▸ SUPPLIED MATERIAL:
########
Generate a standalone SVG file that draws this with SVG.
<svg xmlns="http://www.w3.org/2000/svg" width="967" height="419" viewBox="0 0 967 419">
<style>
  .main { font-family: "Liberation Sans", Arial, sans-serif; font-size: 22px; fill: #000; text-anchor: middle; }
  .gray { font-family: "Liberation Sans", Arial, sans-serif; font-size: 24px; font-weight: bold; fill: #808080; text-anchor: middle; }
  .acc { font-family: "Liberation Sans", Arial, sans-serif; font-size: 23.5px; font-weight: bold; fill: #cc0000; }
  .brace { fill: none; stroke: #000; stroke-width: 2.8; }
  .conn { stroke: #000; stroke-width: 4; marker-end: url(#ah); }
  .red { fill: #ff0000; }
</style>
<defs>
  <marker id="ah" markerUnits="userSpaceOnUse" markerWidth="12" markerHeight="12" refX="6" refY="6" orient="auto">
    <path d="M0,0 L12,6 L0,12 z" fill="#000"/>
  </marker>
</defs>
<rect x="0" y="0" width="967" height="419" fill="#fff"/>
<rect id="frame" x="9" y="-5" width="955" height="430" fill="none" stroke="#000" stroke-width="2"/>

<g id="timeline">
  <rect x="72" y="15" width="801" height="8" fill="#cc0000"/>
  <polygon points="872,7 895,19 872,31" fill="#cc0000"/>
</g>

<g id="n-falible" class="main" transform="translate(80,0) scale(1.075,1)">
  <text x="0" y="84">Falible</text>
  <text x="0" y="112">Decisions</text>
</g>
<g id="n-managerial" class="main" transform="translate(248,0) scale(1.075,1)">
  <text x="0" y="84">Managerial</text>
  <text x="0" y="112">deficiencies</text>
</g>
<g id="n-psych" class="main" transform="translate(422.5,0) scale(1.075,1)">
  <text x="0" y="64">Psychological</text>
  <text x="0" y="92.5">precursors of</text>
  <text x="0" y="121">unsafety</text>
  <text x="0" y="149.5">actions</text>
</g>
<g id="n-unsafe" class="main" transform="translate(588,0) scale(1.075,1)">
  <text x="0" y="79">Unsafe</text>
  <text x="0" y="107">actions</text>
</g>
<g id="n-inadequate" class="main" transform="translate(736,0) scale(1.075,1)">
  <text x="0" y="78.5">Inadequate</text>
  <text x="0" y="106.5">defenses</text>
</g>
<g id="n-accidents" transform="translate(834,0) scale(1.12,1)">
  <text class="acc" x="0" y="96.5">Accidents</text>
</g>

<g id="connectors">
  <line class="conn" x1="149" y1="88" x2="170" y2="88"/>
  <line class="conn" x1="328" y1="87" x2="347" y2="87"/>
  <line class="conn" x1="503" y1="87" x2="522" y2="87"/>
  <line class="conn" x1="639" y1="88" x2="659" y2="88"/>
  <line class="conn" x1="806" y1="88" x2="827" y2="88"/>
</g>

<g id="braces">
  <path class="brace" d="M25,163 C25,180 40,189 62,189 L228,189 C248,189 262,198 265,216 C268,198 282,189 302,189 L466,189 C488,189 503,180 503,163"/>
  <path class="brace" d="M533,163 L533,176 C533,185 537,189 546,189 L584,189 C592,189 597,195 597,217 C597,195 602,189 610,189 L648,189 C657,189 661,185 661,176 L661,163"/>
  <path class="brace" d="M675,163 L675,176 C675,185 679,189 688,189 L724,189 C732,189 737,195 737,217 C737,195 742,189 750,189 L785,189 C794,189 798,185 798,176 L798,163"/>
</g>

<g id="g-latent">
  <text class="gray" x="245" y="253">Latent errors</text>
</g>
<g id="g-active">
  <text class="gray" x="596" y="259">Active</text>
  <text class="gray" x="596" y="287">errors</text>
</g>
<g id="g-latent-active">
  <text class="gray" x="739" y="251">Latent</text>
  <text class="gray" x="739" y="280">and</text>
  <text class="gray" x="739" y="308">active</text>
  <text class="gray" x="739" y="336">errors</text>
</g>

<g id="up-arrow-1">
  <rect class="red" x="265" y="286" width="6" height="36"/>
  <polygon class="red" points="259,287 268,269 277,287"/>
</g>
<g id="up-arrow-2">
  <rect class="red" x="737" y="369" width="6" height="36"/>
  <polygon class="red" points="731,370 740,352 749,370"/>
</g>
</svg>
########
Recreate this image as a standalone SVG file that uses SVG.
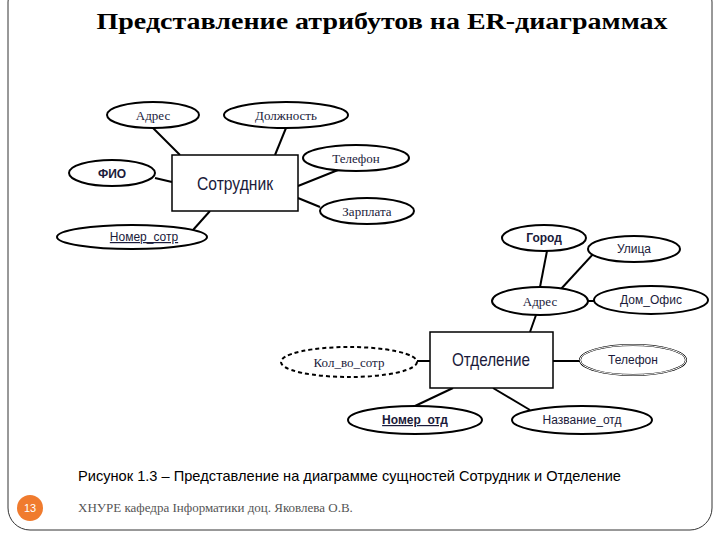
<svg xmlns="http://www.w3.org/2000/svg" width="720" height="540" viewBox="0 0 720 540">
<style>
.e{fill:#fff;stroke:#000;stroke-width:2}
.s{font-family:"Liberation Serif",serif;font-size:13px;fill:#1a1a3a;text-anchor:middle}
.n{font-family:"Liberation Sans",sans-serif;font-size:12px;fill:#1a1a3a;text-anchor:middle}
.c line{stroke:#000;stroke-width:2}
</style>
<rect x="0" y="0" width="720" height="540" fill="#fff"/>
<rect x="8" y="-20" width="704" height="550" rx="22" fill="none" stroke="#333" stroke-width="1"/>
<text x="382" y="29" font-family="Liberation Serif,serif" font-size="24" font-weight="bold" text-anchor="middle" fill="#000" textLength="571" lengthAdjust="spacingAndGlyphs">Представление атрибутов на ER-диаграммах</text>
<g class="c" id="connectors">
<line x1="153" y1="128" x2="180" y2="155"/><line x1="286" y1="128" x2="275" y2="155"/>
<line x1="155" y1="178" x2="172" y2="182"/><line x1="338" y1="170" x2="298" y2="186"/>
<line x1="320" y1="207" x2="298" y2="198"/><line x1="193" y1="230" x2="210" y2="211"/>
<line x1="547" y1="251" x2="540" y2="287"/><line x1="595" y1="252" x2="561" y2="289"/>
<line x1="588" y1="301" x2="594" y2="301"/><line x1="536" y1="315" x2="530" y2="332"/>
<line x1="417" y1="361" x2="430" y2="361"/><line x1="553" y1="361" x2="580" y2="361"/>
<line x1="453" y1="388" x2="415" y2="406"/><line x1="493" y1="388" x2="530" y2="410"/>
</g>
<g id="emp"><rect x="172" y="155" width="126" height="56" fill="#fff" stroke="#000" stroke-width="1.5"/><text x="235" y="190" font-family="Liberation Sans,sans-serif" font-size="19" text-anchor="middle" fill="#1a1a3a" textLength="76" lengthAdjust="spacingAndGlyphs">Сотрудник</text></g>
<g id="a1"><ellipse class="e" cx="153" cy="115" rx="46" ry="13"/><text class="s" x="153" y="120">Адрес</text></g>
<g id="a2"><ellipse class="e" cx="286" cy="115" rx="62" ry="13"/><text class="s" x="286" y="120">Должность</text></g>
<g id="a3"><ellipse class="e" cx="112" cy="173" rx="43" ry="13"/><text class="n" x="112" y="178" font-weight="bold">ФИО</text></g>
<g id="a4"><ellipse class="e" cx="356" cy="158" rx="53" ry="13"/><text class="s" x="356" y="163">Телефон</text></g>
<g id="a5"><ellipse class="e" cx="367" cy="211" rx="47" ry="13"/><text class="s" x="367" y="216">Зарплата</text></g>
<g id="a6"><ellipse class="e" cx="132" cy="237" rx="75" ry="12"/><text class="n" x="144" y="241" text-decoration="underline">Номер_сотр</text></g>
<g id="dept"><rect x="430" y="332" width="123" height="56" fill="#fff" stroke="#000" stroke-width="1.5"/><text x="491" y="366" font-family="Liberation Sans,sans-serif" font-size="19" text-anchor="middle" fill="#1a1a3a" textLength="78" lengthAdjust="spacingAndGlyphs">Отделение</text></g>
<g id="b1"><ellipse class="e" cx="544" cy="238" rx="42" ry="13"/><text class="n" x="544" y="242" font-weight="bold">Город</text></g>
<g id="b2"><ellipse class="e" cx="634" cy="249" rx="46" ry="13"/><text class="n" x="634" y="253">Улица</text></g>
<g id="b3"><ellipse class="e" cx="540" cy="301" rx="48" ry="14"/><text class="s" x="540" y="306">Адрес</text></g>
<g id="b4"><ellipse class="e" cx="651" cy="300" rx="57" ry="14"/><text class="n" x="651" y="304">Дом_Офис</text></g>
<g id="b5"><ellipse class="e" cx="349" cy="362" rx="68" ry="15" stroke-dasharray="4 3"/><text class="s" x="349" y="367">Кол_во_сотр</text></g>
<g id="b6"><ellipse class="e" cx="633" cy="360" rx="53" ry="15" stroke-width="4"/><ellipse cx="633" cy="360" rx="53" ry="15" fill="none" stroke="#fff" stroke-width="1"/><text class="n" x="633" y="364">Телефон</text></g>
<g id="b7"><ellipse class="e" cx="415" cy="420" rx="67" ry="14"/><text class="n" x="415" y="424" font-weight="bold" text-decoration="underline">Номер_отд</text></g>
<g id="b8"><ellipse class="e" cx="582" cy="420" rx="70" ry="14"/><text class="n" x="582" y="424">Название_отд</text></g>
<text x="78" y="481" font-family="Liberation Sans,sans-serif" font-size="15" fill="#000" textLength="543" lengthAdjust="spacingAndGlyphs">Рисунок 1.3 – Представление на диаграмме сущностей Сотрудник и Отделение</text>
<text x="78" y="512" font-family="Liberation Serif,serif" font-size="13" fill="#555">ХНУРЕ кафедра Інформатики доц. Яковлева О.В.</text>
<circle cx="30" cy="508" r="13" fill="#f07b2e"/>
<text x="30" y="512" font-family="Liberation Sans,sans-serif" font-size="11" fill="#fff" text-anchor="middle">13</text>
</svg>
########
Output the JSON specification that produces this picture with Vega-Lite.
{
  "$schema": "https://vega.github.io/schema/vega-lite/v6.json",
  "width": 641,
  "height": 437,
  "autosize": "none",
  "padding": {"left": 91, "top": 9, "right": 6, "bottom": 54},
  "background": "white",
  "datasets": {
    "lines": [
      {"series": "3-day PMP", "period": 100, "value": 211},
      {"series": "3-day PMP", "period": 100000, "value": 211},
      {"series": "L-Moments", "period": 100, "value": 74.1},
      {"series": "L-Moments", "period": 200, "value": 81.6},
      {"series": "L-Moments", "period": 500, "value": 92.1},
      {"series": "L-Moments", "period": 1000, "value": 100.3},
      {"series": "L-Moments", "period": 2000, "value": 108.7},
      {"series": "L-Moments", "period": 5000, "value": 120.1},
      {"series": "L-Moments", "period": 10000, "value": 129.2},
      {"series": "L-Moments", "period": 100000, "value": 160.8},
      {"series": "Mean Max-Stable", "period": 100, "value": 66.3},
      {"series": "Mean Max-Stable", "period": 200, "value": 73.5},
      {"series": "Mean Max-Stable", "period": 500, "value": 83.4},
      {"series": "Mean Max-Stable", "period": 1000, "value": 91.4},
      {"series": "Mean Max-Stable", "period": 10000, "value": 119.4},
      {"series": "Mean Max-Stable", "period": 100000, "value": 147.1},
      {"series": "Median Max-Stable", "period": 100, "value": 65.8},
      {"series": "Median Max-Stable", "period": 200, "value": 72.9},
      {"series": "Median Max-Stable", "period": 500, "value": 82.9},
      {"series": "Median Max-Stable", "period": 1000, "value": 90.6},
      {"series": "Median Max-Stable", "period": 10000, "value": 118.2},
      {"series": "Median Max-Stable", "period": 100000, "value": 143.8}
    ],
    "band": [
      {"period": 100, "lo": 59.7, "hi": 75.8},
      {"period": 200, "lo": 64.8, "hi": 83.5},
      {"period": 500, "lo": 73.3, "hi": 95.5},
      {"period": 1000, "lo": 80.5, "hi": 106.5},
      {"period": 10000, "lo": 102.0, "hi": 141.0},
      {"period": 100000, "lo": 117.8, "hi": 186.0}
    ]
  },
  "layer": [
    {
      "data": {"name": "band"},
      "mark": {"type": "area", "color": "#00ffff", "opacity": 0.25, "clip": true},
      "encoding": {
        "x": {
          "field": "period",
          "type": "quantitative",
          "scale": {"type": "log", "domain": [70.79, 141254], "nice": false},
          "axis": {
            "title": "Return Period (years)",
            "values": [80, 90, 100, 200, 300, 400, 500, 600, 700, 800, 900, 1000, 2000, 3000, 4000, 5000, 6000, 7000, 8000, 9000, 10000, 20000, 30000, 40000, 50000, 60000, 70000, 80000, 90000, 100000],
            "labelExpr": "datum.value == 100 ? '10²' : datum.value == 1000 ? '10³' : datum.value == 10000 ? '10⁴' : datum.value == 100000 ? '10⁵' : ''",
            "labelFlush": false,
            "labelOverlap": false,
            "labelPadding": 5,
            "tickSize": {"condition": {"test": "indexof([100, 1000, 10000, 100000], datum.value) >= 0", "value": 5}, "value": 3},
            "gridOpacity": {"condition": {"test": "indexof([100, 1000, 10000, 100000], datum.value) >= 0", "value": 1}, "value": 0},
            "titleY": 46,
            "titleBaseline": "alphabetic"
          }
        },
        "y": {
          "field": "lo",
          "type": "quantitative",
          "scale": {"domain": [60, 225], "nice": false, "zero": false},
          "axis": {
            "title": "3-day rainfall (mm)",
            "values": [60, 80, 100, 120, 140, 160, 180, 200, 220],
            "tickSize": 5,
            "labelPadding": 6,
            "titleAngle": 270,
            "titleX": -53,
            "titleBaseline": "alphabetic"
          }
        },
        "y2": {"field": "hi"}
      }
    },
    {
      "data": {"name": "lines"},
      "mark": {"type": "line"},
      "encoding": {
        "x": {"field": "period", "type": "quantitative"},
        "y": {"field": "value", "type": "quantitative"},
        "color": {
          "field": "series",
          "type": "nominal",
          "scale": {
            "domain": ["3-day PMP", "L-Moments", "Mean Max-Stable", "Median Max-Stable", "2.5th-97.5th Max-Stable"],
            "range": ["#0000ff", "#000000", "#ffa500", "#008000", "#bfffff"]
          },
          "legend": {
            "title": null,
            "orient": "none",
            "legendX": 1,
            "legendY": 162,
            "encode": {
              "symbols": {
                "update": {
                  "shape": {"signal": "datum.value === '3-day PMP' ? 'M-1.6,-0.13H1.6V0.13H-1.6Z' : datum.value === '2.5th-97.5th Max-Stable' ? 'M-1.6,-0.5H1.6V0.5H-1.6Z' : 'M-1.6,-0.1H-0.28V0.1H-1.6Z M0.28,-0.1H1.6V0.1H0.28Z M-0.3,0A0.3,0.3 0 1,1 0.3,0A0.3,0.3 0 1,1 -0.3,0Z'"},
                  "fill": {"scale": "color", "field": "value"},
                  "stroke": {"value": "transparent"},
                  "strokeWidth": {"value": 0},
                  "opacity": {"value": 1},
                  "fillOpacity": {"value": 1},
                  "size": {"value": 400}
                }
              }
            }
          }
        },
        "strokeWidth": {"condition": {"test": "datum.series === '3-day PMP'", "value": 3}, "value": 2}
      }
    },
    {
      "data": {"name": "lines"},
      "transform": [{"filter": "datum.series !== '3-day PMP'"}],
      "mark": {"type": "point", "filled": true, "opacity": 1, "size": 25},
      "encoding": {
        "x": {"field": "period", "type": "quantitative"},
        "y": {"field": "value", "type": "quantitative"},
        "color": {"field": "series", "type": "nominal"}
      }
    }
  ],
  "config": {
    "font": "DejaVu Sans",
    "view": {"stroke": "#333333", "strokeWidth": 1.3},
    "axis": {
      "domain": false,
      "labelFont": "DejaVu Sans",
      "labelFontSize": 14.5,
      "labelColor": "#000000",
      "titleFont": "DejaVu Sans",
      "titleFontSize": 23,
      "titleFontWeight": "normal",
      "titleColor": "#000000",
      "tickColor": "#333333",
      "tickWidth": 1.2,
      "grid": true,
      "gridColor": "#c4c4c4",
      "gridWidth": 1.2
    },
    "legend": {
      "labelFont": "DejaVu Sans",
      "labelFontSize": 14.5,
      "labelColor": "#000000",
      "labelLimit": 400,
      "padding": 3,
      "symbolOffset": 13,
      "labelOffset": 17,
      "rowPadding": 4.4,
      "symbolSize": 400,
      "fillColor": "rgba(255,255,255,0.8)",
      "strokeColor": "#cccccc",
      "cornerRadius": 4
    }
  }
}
########
▸ EXERCISE BRIEF:
Copy each line of the listing that holds the word "standalone".

▸ RESPONSE:
Generate a standalone SVG file that draws this with SVG.
Recreate this image as a standalone SVG file that uses SVG.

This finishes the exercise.